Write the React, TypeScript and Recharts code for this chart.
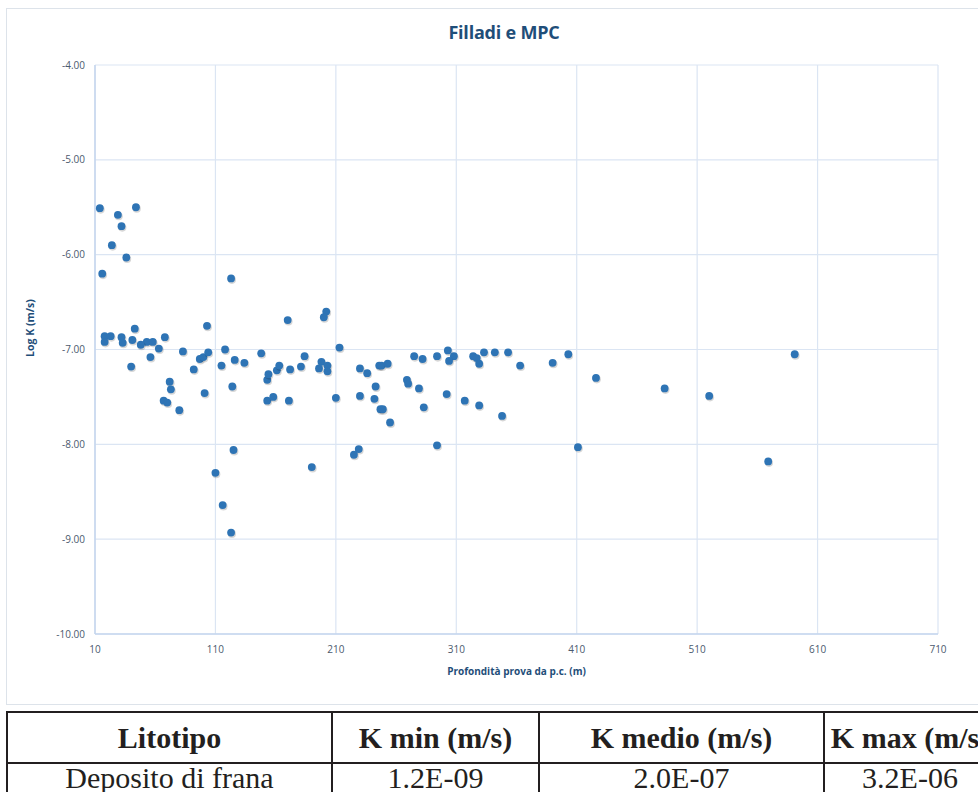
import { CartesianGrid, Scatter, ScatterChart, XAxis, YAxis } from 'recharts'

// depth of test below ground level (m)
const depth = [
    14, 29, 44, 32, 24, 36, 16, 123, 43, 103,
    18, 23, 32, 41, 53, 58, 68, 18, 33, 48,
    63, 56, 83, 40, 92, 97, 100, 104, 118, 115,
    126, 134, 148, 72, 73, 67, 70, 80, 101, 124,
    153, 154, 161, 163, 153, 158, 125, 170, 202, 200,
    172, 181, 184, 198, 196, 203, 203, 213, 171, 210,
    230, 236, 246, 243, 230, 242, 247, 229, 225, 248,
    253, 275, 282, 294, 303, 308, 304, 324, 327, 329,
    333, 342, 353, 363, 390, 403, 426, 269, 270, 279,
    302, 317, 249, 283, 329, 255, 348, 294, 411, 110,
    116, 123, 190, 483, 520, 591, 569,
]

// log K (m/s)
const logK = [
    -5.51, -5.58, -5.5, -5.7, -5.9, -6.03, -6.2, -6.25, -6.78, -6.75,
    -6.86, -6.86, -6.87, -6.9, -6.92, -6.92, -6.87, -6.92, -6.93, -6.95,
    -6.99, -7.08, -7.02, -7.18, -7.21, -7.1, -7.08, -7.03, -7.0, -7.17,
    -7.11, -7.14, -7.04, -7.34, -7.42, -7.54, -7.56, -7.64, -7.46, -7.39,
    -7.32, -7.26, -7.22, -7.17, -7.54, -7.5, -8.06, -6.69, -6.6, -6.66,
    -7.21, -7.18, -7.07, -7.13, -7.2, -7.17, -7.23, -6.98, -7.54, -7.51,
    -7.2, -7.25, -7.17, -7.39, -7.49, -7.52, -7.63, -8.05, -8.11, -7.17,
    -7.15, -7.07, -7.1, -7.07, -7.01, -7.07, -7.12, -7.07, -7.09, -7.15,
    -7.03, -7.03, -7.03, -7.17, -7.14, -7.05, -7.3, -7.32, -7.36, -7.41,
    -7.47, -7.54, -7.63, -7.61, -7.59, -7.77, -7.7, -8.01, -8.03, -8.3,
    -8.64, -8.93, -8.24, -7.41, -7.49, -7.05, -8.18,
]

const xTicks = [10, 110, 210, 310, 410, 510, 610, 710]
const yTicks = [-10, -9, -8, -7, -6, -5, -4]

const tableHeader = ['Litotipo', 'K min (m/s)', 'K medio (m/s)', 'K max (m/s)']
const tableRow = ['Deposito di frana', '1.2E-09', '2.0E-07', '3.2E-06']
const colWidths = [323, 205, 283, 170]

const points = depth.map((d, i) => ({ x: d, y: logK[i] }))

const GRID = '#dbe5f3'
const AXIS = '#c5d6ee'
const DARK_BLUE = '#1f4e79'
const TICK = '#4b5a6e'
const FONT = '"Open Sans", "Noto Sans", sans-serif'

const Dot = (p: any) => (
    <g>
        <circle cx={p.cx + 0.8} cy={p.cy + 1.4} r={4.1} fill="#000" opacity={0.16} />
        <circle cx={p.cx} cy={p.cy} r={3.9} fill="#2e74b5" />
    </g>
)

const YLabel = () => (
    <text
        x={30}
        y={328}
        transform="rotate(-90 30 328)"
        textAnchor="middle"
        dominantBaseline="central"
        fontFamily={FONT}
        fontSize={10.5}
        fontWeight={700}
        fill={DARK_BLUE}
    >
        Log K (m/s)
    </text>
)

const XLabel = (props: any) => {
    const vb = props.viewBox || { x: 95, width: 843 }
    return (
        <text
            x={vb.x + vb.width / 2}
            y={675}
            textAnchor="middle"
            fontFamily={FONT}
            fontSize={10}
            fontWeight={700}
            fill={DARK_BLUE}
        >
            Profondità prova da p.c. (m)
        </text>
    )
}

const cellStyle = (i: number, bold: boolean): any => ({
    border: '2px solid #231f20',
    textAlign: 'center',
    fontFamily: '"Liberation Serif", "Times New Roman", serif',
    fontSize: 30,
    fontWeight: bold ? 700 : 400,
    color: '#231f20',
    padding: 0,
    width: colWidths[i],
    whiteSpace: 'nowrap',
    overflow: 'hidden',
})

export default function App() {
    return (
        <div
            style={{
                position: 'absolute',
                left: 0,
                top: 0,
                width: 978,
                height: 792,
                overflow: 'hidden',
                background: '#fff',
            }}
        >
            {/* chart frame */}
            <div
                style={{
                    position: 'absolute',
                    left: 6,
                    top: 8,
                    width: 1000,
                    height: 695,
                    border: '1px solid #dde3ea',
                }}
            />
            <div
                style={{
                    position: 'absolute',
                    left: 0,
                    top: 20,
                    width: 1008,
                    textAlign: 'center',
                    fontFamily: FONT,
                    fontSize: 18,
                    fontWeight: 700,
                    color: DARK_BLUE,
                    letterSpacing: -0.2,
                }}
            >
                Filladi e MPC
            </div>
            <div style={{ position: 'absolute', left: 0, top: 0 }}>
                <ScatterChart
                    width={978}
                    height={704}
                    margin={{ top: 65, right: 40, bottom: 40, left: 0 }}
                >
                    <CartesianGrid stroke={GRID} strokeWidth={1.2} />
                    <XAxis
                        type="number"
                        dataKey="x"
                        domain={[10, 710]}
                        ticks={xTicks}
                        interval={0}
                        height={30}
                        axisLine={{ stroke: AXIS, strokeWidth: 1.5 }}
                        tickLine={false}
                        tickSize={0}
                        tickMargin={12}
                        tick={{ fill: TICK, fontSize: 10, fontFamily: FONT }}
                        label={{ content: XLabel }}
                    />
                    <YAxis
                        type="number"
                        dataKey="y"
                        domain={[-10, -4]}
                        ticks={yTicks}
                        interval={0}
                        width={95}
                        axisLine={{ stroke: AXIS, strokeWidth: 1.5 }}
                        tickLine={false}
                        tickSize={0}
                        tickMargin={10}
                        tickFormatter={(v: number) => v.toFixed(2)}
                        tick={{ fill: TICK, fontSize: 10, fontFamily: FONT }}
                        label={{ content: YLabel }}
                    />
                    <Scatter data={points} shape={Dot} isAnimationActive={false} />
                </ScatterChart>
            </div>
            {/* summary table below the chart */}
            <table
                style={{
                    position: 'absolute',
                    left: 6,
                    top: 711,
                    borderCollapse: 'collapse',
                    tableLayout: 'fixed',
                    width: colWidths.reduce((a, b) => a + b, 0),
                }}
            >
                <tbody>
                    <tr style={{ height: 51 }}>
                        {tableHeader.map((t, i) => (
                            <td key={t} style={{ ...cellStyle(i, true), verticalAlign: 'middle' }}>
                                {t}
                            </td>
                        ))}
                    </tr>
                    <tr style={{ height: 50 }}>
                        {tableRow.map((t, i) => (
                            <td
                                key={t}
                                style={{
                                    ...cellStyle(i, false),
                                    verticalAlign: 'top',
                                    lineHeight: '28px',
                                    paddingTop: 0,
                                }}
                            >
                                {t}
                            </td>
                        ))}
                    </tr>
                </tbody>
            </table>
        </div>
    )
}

§ **SHORT TASK**
Take the lines from the start of the material to the line with "ScatterChart, XAxis, YAxis", both included, and transcribe them exactly without the pictures.

§ **FULL SOLUTION**
Write the React, TypeScript and Recharts code for this chart.
import { CartesianGrid, Scatter, ScatterChart, XAxis, YAxis } from 'recharts'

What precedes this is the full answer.